### Task prompt
From the listing below, tally the lines that include "this". Return only the total.

--- Start of Extracted data ---

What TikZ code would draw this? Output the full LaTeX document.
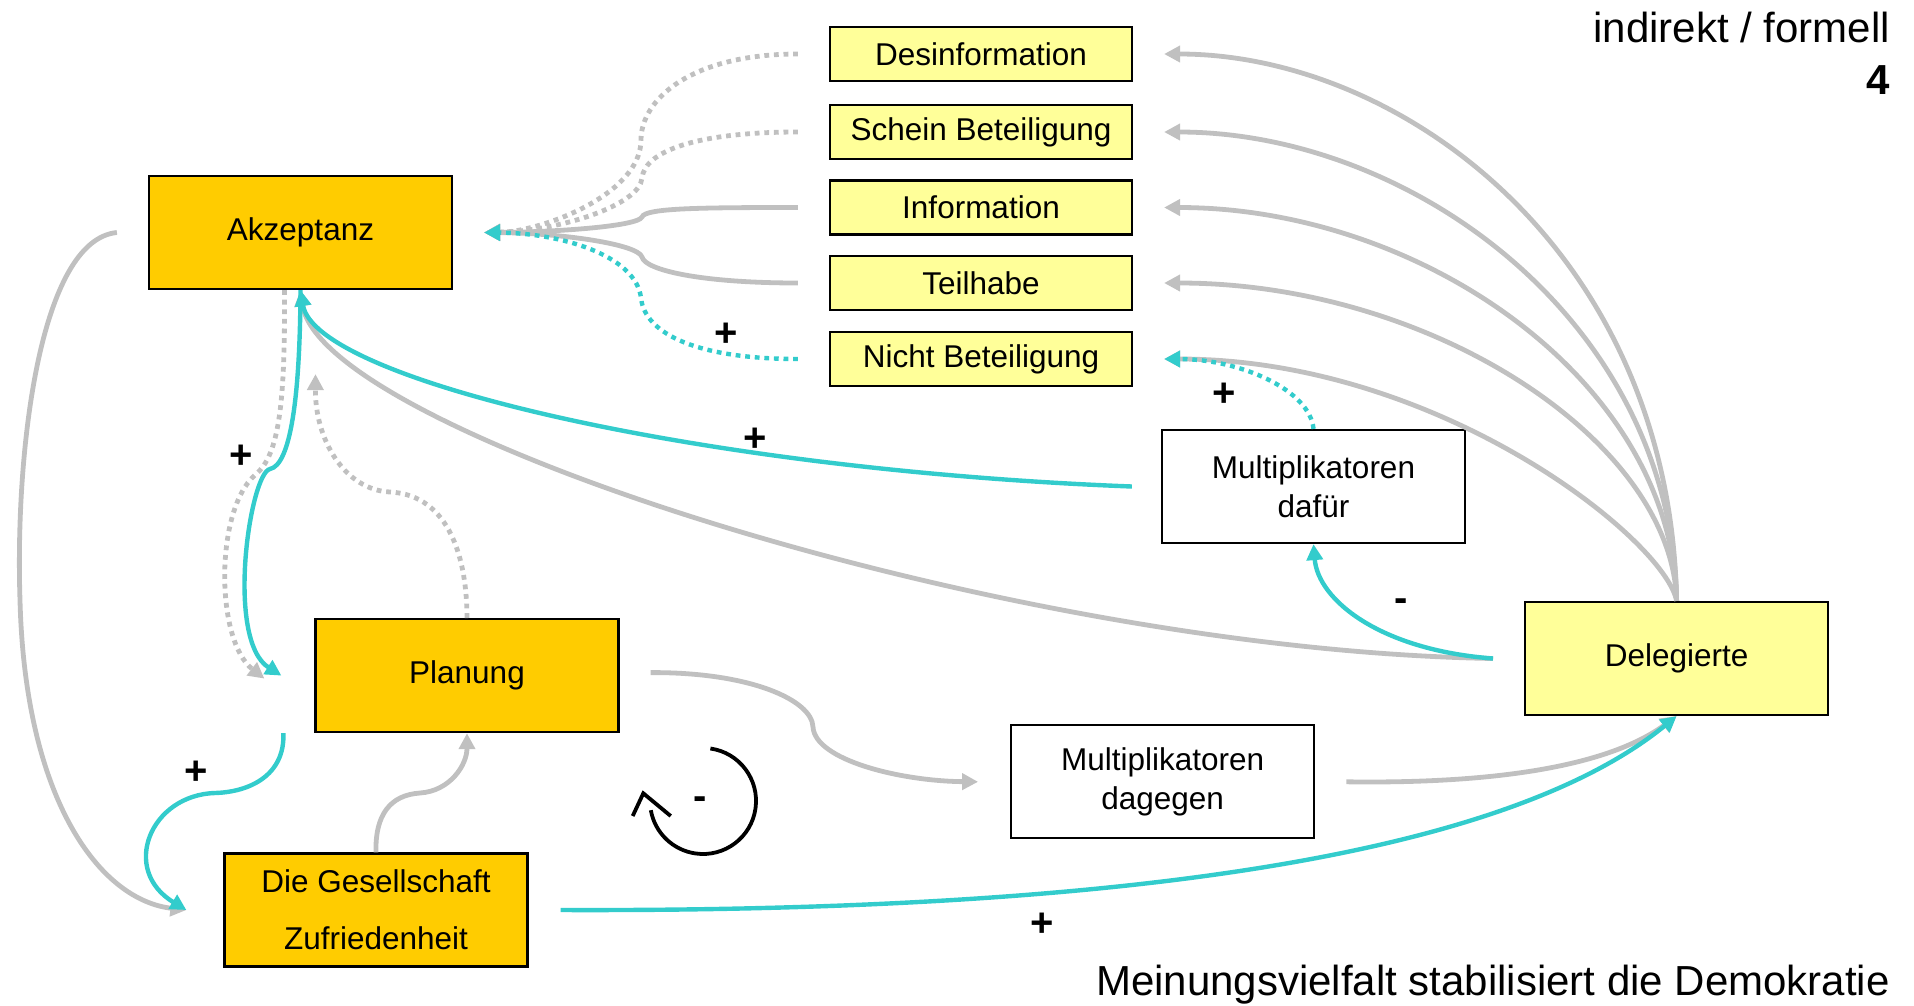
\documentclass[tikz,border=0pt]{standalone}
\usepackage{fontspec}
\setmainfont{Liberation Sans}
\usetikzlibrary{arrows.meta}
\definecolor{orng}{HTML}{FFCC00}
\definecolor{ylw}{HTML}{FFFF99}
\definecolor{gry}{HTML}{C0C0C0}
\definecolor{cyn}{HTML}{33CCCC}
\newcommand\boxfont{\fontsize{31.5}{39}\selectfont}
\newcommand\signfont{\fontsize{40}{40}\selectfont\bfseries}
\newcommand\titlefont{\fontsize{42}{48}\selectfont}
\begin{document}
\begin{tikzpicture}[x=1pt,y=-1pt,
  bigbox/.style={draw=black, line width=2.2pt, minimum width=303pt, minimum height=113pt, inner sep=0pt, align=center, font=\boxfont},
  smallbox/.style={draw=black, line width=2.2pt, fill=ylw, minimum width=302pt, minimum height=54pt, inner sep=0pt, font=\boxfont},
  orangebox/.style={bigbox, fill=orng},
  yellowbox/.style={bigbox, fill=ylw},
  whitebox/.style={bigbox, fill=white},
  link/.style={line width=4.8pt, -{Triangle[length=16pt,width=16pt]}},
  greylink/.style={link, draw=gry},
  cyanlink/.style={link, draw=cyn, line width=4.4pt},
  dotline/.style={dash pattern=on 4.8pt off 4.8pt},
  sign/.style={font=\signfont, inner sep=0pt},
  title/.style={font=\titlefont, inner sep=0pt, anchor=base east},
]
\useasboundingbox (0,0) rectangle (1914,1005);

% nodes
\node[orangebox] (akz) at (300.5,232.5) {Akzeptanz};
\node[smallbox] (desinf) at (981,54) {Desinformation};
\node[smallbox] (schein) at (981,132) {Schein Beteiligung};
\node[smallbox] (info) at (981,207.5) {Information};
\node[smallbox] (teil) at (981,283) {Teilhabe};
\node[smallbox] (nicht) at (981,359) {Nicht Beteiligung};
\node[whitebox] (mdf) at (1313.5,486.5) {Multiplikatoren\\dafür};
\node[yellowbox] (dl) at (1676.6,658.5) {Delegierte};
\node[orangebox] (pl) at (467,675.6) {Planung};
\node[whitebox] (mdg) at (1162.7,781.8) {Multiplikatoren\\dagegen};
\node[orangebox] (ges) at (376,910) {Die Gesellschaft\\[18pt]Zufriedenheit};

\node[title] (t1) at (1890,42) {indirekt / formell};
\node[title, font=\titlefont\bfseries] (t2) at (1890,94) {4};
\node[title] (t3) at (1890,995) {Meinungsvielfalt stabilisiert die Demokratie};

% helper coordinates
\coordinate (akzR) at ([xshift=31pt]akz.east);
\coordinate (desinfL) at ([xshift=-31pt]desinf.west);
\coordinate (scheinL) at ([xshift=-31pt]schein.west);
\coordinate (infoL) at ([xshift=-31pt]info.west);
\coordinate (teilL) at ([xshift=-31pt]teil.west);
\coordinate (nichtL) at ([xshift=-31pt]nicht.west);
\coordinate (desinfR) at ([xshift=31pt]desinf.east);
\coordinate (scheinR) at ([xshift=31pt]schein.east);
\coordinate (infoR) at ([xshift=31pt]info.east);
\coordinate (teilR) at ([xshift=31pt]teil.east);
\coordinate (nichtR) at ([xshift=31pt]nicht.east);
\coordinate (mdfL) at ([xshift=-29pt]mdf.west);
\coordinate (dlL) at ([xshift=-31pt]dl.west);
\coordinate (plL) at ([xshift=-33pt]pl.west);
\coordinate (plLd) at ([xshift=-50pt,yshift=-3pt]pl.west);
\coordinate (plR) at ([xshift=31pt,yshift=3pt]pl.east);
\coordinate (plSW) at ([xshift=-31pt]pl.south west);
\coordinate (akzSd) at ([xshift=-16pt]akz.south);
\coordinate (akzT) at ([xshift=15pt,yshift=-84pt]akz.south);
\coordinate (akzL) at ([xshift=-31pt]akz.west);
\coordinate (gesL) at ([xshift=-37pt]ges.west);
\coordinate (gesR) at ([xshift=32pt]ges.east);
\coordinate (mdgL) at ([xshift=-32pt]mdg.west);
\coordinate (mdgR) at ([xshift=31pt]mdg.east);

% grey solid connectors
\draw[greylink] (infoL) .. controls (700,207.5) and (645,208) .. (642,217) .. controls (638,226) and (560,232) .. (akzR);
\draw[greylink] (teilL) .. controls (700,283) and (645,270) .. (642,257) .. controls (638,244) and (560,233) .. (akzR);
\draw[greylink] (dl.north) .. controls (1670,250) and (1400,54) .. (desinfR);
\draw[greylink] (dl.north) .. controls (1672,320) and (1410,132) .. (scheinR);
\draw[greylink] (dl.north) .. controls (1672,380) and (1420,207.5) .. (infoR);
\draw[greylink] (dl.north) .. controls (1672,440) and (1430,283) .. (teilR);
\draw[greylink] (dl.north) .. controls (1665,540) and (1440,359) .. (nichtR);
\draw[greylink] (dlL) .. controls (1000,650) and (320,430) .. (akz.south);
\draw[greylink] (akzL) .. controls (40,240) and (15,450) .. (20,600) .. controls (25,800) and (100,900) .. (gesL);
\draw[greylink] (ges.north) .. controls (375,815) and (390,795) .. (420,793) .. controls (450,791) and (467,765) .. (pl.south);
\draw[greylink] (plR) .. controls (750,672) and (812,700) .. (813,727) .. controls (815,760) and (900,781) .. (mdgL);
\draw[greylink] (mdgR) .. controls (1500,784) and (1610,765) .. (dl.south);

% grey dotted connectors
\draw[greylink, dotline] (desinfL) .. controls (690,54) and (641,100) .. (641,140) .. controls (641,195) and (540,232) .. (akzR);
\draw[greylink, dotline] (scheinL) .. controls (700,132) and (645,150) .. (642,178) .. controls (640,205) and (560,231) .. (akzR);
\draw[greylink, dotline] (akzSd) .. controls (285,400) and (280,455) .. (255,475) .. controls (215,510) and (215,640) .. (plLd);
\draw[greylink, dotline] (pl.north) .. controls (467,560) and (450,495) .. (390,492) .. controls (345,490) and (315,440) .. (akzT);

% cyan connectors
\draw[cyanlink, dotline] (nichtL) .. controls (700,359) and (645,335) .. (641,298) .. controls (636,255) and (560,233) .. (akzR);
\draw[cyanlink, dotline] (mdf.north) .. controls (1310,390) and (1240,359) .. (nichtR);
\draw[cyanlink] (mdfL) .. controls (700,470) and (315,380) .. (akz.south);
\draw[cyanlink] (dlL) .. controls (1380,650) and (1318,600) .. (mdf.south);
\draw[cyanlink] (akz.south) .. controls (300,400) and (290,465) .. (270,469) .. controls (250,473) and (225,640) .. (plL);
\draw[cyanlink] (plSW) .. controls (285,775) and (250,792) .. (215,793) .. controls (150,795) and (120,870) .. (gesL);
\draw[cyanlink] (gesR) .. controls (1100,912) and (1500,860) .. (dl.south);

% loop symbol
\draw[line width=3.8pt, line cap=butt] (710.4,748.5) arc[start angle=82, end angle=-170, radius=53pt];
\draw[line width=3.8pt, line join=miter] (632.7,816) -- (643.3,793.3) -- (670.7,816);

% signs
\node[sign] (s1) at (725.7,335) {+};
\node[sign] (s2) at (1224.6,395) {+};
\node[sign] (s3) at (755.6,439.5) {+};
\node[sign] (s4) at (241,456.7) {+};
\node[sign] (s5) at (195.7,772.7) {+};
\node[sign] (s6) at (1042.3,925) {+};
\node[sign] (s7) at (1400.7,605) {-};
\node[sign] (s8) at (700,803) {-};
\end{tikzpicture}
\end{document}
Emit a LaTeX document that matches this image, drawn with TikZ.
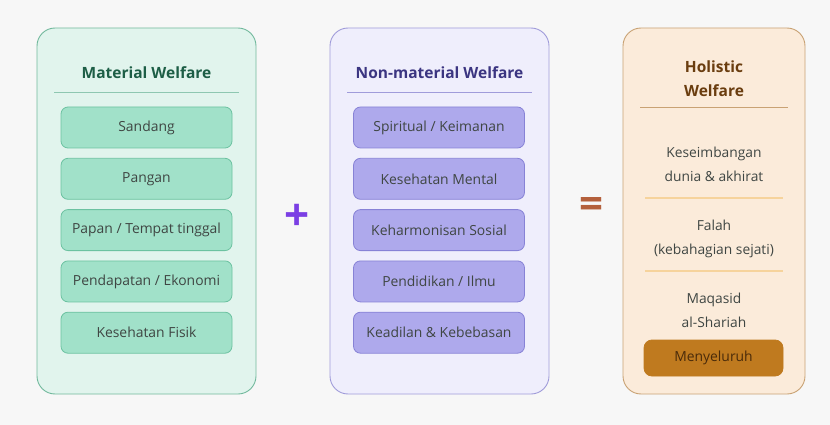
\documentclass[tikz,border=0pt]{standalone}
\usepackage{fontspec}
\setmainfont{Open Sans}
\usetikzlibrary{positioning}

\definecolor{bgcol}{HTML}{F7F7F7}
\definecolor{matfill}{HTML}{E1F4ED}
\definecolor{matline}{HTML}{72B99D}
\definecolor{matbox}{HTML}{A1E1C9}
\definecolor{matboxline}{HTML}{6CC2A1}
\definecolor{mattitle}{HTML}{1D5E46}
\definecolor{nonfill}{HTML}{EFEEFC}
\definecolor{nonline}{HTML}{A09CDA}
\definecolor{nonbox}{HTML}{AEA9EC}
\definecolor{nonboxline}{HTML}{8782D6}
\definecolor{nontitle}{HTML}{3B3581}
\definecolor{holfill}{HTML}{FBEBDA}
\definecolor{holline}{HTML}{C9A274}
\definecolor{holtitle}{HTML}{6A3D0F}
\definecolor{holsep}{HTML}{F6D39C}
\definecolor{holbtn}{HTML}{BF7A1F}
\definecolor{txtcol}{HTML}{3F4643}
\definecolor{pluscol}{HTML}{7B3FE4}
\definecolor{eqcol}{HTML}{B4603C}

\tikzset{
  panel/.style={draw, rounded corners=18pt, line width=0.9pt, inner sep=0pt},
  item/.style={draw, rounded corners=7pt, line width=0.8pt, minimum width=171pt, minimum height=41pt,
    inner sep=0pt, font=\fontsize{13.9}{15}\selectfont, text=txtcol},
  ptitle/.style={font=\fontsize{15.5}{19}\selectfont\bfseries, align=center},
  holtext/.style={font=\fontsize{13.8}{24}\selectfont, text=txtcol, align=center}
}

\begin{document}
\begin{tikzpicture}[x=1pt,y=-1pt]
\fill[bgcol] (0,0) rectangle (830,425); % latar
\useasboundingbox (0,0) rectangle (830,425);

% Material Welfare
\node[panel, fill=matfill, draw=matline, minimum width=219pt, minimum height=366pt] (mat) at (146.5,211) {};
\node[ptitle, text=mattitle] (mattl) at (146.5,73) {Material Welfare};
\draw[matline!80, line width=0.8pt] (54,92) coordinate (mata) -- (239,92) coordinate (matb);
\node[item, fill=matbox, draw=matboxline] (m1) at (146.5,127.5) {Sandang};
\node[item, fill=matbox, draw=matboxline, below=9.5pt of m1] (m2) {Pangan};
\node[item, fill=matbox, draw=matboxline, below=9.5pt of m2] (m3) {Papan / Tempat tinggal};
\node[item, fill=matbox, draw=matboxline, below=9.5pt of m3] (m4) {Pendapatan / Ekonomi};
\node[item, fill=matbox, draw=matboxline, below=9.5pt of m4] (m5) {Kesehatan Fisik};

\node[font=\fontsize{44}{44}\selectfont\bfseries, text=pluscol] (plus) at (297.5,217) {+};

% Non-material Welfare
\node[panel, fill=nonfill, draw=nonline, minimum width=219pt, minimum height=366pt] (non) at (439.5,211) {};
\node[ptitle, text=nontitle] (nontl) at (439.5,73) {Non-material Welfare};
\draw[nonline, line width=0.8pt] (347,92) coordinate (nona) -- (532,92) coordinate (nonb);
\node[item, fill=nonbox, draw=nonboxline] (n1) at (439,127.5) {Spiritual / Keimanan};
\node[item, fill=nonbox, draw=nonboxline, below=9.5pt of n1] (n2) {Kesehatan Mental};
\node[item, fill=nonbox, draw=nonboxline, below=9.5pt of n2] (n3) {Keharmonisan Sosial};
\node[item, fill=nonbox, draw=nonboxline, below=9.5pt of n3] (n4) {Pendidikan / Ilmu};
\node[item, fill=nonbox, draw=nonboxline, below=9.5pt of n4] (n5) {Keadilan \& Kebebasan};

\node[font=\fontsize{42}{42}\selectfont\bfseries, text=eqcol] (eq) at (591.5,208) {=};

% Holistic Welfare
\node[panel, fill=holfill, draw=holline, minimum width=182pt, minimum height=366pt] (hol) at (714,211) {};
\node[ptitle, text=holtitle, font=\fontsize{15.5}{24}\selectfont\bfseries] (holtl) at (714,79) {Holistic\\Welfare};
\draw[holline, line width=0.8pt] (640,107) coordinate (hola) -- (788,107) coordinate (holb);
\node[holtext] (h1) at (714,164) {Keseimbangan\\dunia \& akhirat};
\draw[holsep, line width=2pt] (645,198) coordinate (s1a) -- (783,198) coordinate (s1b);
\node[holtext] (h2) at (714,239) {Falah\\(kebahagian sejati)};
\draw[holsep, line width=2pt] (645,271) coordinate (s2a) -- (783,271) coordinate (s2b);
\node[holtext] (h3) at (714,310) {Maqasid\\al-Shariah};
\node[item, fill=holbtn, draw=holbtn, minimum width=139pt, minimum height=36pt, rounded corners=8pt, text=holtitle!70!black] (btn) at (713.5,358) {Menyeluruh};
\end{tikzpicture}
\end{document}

--- End of Extracted data ---

### The output
2